YOUR TASK -> Write the material out again exactly.
# start of ROWS
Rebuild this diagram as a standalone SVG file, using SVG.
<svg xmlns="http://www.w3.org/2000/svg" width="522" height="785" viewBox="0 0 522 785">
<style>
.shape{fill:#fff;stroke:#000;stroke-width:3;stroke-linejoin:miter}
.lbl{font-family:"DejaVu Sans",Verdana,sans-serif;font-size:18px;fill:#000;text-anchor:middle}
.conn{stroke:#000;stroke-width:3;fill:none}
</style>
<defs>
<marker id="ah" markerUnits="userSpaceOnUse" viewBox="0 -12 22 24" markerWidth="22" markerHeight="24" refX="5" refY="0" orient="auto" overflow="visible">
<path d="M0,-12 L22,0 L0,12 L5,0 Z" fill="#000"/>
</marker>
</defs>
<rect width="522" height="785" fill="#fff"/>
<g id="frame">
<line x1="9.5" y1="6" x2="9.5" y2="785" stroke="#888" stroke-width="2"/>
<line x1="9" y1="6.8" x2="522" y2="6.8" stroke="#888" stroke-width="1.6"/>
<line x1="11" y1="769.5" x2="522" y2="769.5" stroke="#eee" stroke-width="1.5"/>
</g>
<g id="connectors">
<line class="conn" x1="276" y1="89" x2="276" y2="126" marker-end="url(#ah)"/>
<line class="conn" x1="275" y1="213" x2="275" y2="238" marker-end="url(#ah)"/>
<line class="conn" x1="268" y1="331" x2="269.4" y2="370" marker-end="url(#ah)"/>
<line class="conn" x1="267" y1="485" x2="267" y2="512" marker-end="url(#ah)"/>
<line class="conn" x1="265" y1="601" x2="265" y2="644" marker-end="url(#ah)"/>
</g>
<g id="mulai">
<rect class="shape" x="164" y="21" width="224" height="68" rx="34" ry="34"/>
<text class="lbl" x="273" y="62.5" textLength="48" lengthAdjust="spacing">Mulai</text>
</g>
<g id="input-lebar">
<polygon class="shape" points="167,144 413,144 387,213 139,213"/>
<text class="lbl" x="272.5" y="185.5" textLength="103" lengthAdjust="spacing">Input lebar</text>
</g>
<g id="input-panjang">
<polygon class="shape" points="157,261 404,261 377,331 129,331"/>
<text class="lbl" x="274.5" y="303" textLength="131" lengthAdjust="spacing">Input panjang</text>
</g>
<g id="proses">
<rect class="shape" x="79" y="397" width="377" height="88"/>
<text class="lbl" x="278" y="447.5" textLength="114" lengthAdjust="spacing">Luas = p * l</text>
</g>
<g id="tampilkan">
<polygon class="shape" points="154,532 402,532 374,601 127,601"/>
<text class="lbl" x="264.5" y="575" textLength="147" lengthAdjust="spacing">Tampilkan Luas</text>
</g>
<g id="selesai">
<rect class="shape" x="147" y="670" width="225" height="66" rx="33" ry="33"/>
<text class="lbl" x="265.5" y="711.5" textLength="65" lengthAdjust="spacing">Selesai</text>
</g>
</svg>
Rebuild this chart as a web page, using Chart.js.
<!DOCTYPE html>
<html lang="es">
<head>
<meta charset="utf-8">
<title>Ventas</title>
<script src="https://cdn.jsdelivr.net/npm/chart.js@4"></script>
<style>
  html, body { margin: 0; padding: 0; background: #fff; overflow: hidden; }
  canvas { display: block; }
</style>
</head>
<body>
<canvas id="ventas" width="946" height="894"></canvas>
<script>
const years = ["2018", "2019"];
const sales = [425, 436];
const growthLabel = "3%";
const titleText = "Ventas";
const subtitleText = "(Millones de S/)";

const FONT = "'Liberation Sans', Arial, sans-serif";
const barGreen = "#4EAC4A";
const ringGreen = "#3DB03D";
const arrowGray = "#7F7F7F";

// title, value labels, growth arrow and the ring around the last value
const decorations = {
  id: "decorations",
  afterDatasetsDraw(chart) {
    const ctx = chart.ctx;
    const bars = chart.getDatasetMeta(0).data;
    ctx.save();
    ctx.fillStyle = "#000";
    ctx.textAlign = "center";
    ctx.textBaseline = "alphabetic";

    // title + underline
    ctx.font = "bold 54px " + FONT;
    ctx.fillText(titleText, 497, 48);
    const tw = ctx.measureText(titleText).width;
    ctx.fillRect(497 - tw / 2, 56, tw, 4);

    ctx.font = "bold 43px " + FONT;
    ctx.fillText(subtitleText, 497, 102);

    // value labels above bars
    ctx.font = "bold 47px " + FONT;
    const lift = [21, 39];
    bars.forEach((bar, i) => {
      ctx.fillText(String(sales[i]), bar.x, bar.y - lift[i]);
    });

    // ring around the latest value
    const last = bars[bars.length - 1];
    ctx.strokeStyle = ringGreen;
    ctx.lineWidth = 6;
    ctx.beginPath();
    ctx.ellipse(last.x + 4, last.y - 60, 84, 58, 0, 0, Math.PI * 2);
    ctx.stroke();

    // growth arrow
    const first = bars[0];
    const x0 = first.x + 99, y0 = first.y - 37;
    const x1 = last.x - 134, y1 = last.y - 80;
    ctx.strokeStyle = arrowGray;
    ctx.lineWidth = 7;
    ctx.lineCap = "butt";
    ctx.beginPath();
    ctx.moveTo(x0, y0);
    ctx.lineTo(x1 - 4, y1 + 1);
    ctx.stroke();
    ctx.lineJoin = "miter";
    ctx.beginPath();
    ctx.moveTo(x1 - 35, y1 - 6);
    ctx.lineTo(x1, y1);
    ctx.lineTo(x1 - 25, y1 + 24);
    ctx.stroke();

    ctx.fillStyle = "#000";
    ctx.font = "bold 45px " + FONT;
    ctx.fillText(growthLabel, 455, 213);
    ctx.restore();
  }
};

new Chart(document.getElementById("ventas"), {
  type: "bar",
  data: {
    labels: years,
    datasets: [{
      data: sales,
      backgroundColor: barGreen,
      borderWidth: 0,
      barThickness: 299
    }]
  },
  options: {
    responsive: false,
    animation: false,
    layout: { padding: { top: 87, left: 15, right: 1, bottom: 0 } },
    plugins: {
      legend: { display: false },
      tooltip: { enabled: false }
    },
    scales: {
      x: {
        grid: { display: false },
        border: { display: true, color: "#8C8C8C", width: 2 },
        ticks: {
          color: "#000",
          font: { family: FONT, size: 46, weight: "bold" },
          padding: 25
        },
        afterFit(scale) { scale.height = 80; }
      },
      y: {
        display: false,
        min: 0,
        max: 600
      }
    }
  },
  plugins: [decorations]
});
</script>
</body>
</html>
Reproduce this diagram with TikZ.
# end of ROWS
THE REPLY ->
Rebuild this diagram as a standalone SVG file, using SVG.
<svg xmlns="http://www.w3.org/2000/svg" width="522" height="785" viewBox="0 0 522 785">
<style>
.shape{fill:#fff;stroke:#000;stroke-width:3;stroke-linejoin:miter}
.lbl{font-family:"DejaVu Sans",Verdana,sans-serif;font-size:18px;fill:#000;text-anchor:middle}
.conn{stroke:#000;stroke-width:3;fill:none}
</style>
<defs>
<marker id="ah" markerUnits="userSpaceOnUse" viewBox="0 -12 22 24" markerWidth="22" markerHeight="24" refX="5" refY="0" orient="auto" overflow="visible">
<path d="M0,-12 L22,0 L0,12 L5,0 Z" fill="#000"/>
</marker>
</defs>
<rect width="522" height="785" fill="#fff"/>
<g id="frame">
<line x1="9.5" y1="6" x2="9.5" y2="785" stroke="#888" stroke-width="2"/>
<line x1="9" y1="6.8" x2="522" y2="6.8" stroke="#888" stroke-width="1.6"/>
<line x1="11" y1="769.5" x2="522" y2="769.5" stroke="#eee" stroke-width="1.5"/>
</g>
<g id="connectors">
<line class="conn" x1="276" y1="89" x2="276" y2="126" marker-end="url(#ah)"/>
<line class="conn" x1="275" y1="213" x2="275" y2="238" marker-end="url(#ah)"/>
<line class="conn" x1="268" y1="331" x2="269.4" y2="370" marker-end="url(#ah)"/>
<line class="conn" x1="267" y1="485" x2="267" y2="512" marker-end="url(#ah)"/>
<line class="conn" x1="265" y1="601" x2="265" y2="644" marker-end="url(#ah)"/>
</g>
<g id="mulai">
<rect class="shape" x="164" y="21" width="224" height="68" rx="34" ry="34"/>
<text class="lbl" x="273" y="62.5" textLength="48" lengthAdjust="spacing">Mulai</text>
</g>
<g id="input-lebar">
<polygon class="shape" points="167,144 413,144 387,213 139,213"/>
<text class="lbl" x="272.5" y="185.5" textLength="103" lengthAdjust="spacing">Input lebar</text>
</g>
<g id="input-panjang">
<polygon class="shape" points="157,261 404,261 377,331 129,331"/>
<text class="lbl" x="274.5" y="303" textLength="131" lengthAdjust="spacing">Input panjang</text>
</g>
<g id="proses">
<rect class="shape" x="79" y="397" width="377" height="88"/>
<text class="lbl" x="278" y="447.5" textLength="114" lengthAdjust="spacing">Luas = p * l</text>
</g>
<g id="tampilkan">
<polygon class="shape" points="154,532 402,532 374,601 127,601"/>
<text class="lbl" x="264.5" y="575" textLength="147" lengthAdjust="spacing">Tampilkan Luas</text>
</g>
<g id="selesai">
<rect class="shape" x="147" y="670" width="225" height="66" rx="33" ry="33"/>
<text class="lbl" x="265.5" y="711.5" textLength="65" lengthAdjust="spacing">Selesai</text>
</g>
</svg>
Rebuild this chart as a web page, using Chart.js.
<!DOCTYPE html>
<html lang="es">
<head>
<meta charset="utf-8">
<title>Ventas</title>
<script src="https://cdn.jsdelivr.net/npm/chart.js@4"></script>
<style>
  html, body { margin: 0; padding: 0; background: #fff; overflow: hidden; }
  canvas { display: block; }
</style>
</head>
<body>
<canvas id="ventas" width="946" height="894"></canvas>
<script>
const years = ["2018", "2019"];
const sales = [425, 436];
const growthLabel = "3%";
const titleText = "Ventas";
const subtitleText = "(Millones de S/)";

const FONT = "'Liberation Sans', Arial, sans-serif";
const barGreen = "#4EAC4A";
const ringGreen = "#3DB03D";
const arrowGray = "#7F7F7F";

// title, value labels, growth arrow and the ring around the last value
const decorations = {
  id: "decorations",
  afterDatasetsDraw(chart) {
    const ctx = chart.ctx;
    const bars = chart.getDatasetMeta(0).data;
    ctx.save();
    ctx.fillStyle = "#000";
    ctx.textAlign = "center";
    ctx.textBaseline = "alphabetic";

    // title + underline
    ctx.font = "bold 54px " + FONT;
    ctx.fillText(titleText, 497, 48);
    const tw = ctx.measureText(titleText).width;
    ctx.fillRect(497 - tw / 2, 56, tw, 4);

    ctx.font = "bold 43px " + FONT;
    ctx.fillText(subtitleText, 497, 102);

    // value labels above bars
    ctx.font = "bold 47px " + FONT;
    const lift = [21, 39];
    bars.forEach((bar, i) => {
      ctx.fillText(String(sales[i]), bar.x, bar.y - lift[i]);
    });

    // ring around the latest value
    const last = bars[bars.length - 1];
    ctx.strokeStyle = ringGreen;
    ctx.lineWidth = 6;
    ctx.beginPath();
    ctx.ellipse(last.x + 4, last.y - 60, 84, 58, 0, 0, Math.PI * 2);
    ctx.stroke();

    // growth arrow
    const first = bars[0];
    const x0 = first.x + 99, y0 = first.y - 37;
    const x1 = last.x - 134, y1 = last.y - 80;
    ctx.strokeStyle = arrowGray;
    ctx.lineWidth = 7;
    ctx.lineCap = "butt";
    ctx.beginPath();
    ctx.moveTo(x0, y0);
    ctx.lineTo(x1 - 4, y1 + 1);
    ctx.stroke();
    ctx.lineJoin = "miter";
    ctx.beginPath();
    ctx.moveTo(x1 - 35, y1 - 6);
    ctx.lineTo(x1, y1);
    ctx.lineTo(x1 - 25, y1 + 24);
    ctx.stroke();

    ctx.fillStyle = "#000";
    ctx.font = "bold 45px " + FONT;
    ctx.fillText(growthLabel, 455, 213);
    ctx.restore();
  }
};

new Chart(document.getElementById("ventas"), {
  type: "bar",
  data: {
    labels: years,
    datasets: [{
      data: sales,
      backgroundColor: barGreen,
      borderWidth: 0,
      barThickness: 299
    }]
  },
  options: {
    responsive: false,
    animation: false,
    layout: { padding: { top: 87, left: 15, right: 1, bottom: 0 } },
    plugins: {
      legend: { display: false },
      tooltip: { enabled: false }
    },
    scales: {
      x: {
        grid: { display: false },
        border: { display: true, color: "#8C8C8C", width: 2 },
        ticks: {
          color: "#000",
          font: { family: FONT, size: 46, weight: "bold" },
          padding: 25
        },
        afterFit(scale) { scale.height = 80; }
      },
      y: {
        display: false,
        min: 0,
        max: 600
      }
    }
  },
  plugins: [decorations]
});
</script>
</body>
</html>
Reproduce this diagram with TikZ.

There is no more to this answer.